US Treasury Secretary Scott Bessent said there were good chances of President Donald Trump announcing his pick for the Fed chair before Christmas.

Meanwhile in the UK, British finance minister Rachel Reeves announced a big tax-raising budget that will take more money from workers but kept banks exempted from fresh targeted taxes.

London’s FTSE 100 added 0.85 percent, boosted by shares in British banks. Lloyds Banking Group jumped 3.4 percent, NatWest rose 2.2 percent and HSBC added 1.3 percent.

British trading platform IG Group jumped 10.3 percent and was the top-performing stock on London’s mid-caps index as well as Europe’s STOXX 600.
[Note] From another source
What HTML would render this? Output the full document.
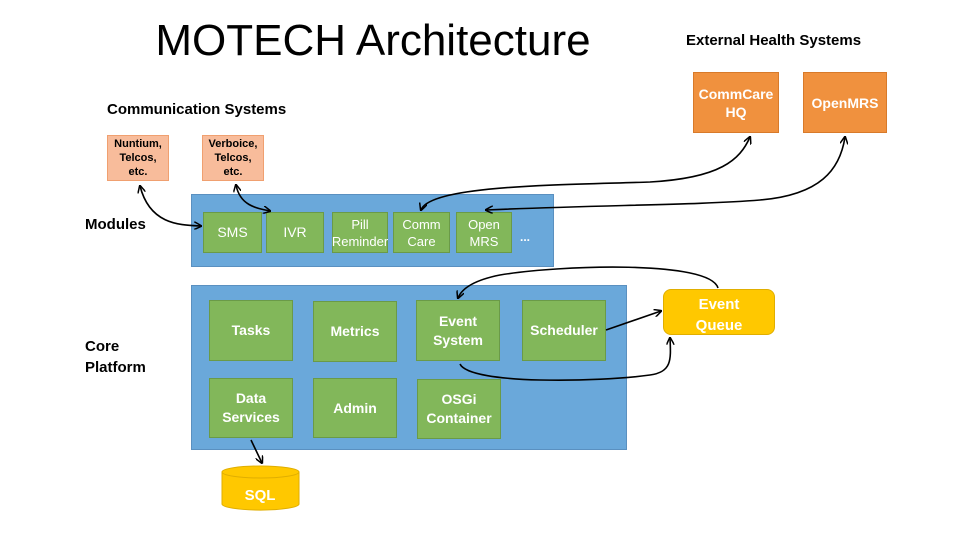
<!DOCTYPE html>
<html><head><meta charset="utf-8"><style>
body{margin:0;width:960px;height:540px;background:#fff;position:relative;overflow:hidden;font-family:"Liberation Sans",sans-serif}
.a{position:absolute}
.t{position:absolute;font-weight:bold;font-size:15px;color:#000}
.g{position:absolute;background:#82b75a;border:1px solid #6a9a48;color:#fff;display:flex;align-items:center;justify-content:center;text-align:center;font-size:13px;line-height:17px;box-sizing:border-box}
.gb{font-weight:bold;font-size:14px;line-height:19px}
.o{position:absolute;background:#f8bc9b;border:1px solid #f0a070;display:flex;align-items:center;justify-content:center;text-align:center;font-size:11px;font-weight:bold;line-height:14px;box-sizing:border-box}
.h{position:absolute;background:#f0913e;border:1px solid #d87a2a;color:#fff;display:flex;align-items:center;justify-content:center;text-align:center;font-size:14px;font-weight:bold;line-height:18px;box-sizing:border-box}
</style></head><body>
<div class="a" style="left:0;top:16px;width:746px;text-align:center;font-size:44px">MOTECH Architecture</div>
<div class="t" style="left:686px;top:32px">External Health Systems</div>
<div class="t" style="left:107px;top:101px">Communication Systems</div>
<div class="t" style="left:85px;top:216px">Modules</div>
<div class="t" style="left:85px;top:336px;line-height:21px">Core<br>Platform</div>
<div class="o" style="left:107px;top:135px;width:62px;height:46px">Nuntium,<br>Telcos,<br>etc.</div>
<div class="o" style="left:202px;top:135px;width:62px;height:46px">Verboice,<br>Telcos,<br>etc.</div>
<div class="h" style="left:693px;top:72px;width:86px;height:61px">CommCare<br>HQ</div>
<div class="h" style="left:803px;top:72px;width:84px;height:61px">OpenMRS</div>
<div class="a" style="left:191px;top:194px;width:363px;height:73px;background:#6aa8da;border:1px solid #5a90c0;box-sizing:border-box"></div>
<div class="g" style="left:203px;top:212px;width:59px;height:41px;font-size:14px">SMS</div>
<div class="g" style="left:266px;top:212px;width:58px;height:41px;font-size:14px">IVR</div>
<div class="g" style="left:332px;top:212px;width:56px;height:41px">Pill<br>Reminder</div>
<div class="g" style="left:393px;top:212px;width:57px;height:41px">Comm<br>Care</div>
<div class="g" style="left:456px;top:212px;width:56px;height:41px">Open<br>MRS</div>
<div class="a" style="left:520px;top:230px;color:#fff;font-size:12px;font-weight:bold">...</div>
<div class="a" style="left:191px;top:285px;width:436px;height:165px;background:#6aa8da;border:1px solid #5a90c0;box-sizing:border-box"></div>
<div class="g gb" style="left:209px;top:300px;width:84px;height:61px">Tasks</div>
<div class="g gb" style="left:313px;top:301px;width:84px;height:61px">Metrics</div>
<div class="g gb" style="left:416px;top:300px;width:84px;height:61px">Event<br>System</div>
<div class="g gb" style="left:522px;top:300px;width:84px;height:61px">Scheduler</div>
<div class="g gb" style="left:209px;top:378px;width:84px;height:60px">Data<br>Services</div>
<div class="g gb" style="left:313px;top:378px;width:84px;height:60px">Admin</div>
<div class="g gb" style="left:417px;top:379px;width:84px;height:60px">OSGi<br>Container</div>
<div class="a" style="left:663px;top:289px;width:112px;height:46px;background:#ffc800;border:1px solid #e0ae00;border-radius:8px;box-sizing:border-box;color:#fff;font-weight:bold;font-size:15px;text-align:center;line-height:21px;padding-top:4px">Event<br>Queue</div>
<svg class="a" style="left:0;top:0" width="960" height="540">
<defs><marker id="m" markerWidth="8" markerHeight="8" refX="7" refY="4" orient="auto-start-reverse" markerUnits="userSpaceOnUse"><path d="M0,0 L8,4 L0,8" fill="none" stroke="#000" stroke-width="1.5"/></marker></defs>
<g fill="none" stroke="#000" stroke-width="1.6">
<path d="M140,186 C150,225 180,225 201,226" marker-start="url(#m)" marker-end="url(#m)"/>
<path d="M236,185 C240,205 255,208 270,211" marker-start="url(#m)" marker-end="url(#m)"/>
<path d="M421,210 C430,185 560,185 650,182 C720,178 740,160 750,137" marker-start="url(#m)" marker-end="url(#m)"/>
<path d="M486,210 C600,205 700,205 760,200 C820,195 840,170 845,137" marker-start="url(#m)" marker-end="url(#m)"/>
<path d="M718,288 C710,260 560,265 500,275 C475,280 462,288 458,298" marker-end="url(#m)"/>
<path d="M606,330 L661,311" marker-end="url(#m)"/>
<path d="M460,364 C470,385 600,382 650,375 C672,372 671,360 670,338" marker-end="url(#m)"/>
<path d="M251,440 L262,463" marker-end="url(#m)"/>
</g>
<g fill="#ffc800" stroke="#e0ae00" stroke-width="1">
<path d="M222,472 L222,504 A38,6 0 0 0 299,504 L299,472"/>
<ellipse cx="260.5" cy="472" rx="38.5" ry="6"/>
</g>
<text x="260" y="500" fill="#fff" font-weight="bold" font-size="15" text-anchor="middle" font-family="Liberation Sans">SQL</text>
</svg>
</body></html>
The pan-European banking index jumped 1.6 percent, rising in conjunction with British peers. The bank-heavy Spanish benchmark index was up 1.4 percent, outperforming its regional peers.

Progress on a Russia-Ukraine peace deal also buoyed sentiment across Europe after Ukrainian President Volodymyr Zelenskiy signalled readiness to push forward a US-backed framework to end the war.

However, uncertainty lingered after President Donald Trump retracted the timeline for a deal, supporting oil prices and European defence stocks. European aerospace and defence index jumped 1.35 percent.

The STOXX 600, which saw its steepest weekly fall in over three months on Friday, is expected to put up a strong performance in 2026, with a Reuters poll indicating a 11 percent gain next year.

Among stocks, Novo Nordisk surged 4.7 percent after US Medicare released negotiated prices for 15 costly drugs, including Wegovy and Ozempic, which analysts said were broadly in line with expectations.

Adecco fell 11.4 percent, marking its biggest single-day drop since March 2020, as investors fret about AI risks after the company reiterated its commitment to a 3 percent-6 percent margin corridor and leverage at or below 1.5 times by end 2027.

Spain’s HBX plunged as much as 12 percent after reporting a much wider full-year loss.